Do I need a 6-point socket set or a 12-point socket set?

A hex nut has 6 points. Both 6-point and 12-point sockets can be fitted on hex nuts, the primary differences being convenience and torque. The more points a socket has, the more points of contact available. Compared with the 6-point socket, a 12-point socket has twice as many points, so it can more easily slide onto a hex nut. In other words, you would need to rotate only up to 30 degrees to fit a 12-point socket onto a hex nut. This can prove to be a time-saver and make life easier when you’re working within confined spaces.

On the other hand, 6-point sockets help reduce wear on the nut corners, and they also have better torque performance than 12-point sockets, for two reasons:

1) As the flanks of a 6-point socket are thicker than those of a 12-point socket, torque can be evenly applied on each side of the hex nut.

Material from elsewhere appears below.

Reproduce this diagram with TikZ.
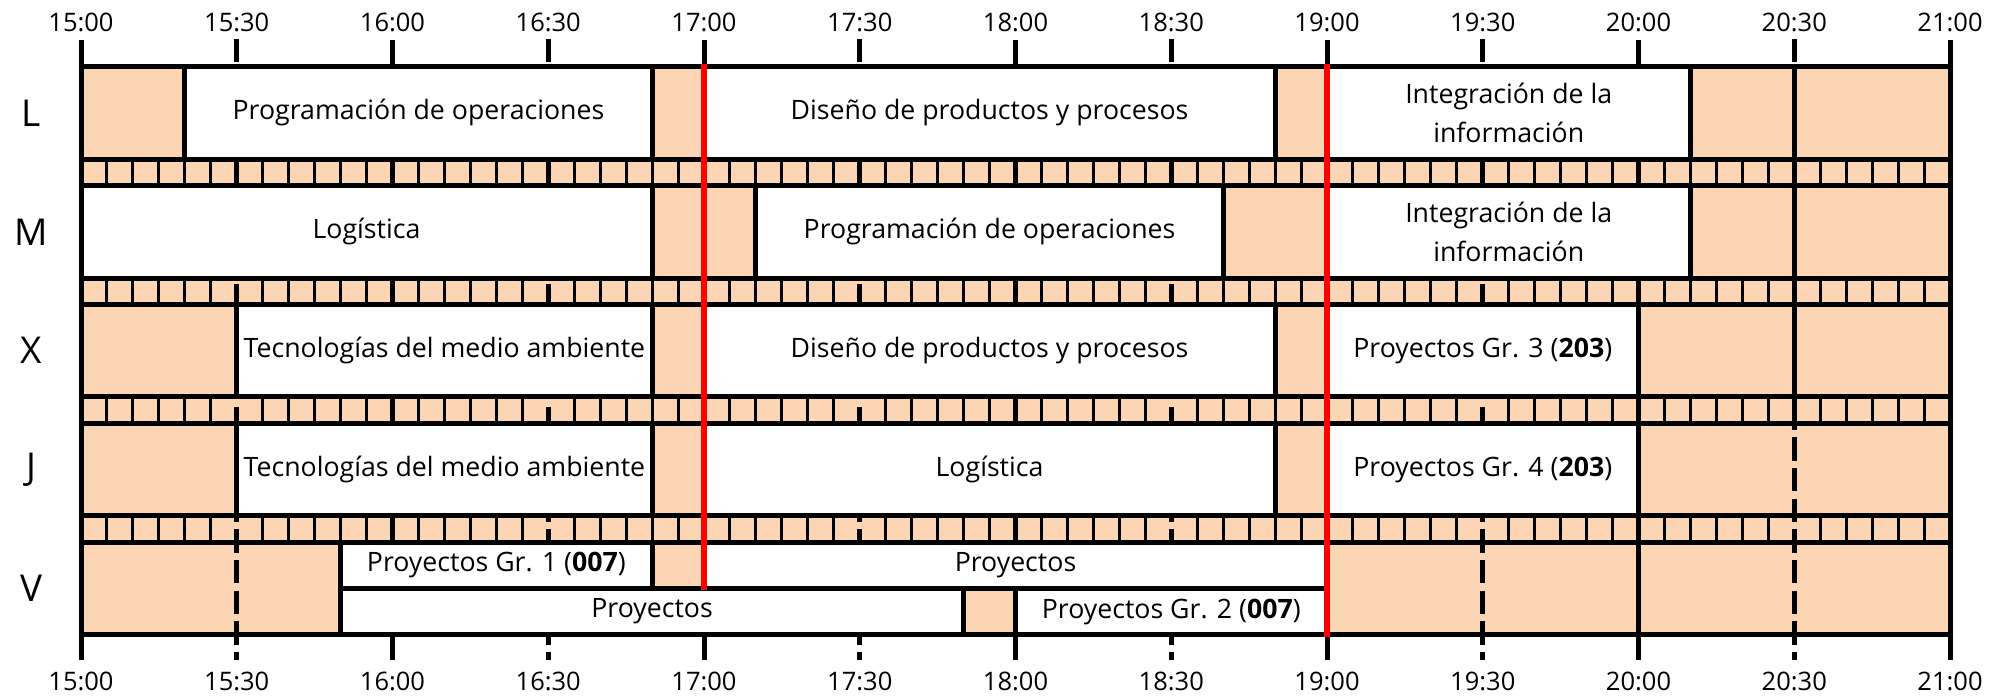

2.) Torque power load is borne by the flanks of the nut or bolt instead of by the corners.

Hex Socket Corner Round


However, you must use a 12-point socket with a 12-point fastener (such as the old Camry internal bolts).

12 point fasteners


In conclusion, every professional craftsman should own a complete set of 6-point sockets. While a 12-point socket set isn’t absolutely necessary, it is nice to havel. 

Fun fact

In 1996, Snap-On patented its 12-point flank drive, designed to reduce wear on hex nuts or bolts. To this day, this invention remains one of the most popular socket patents applications in the world.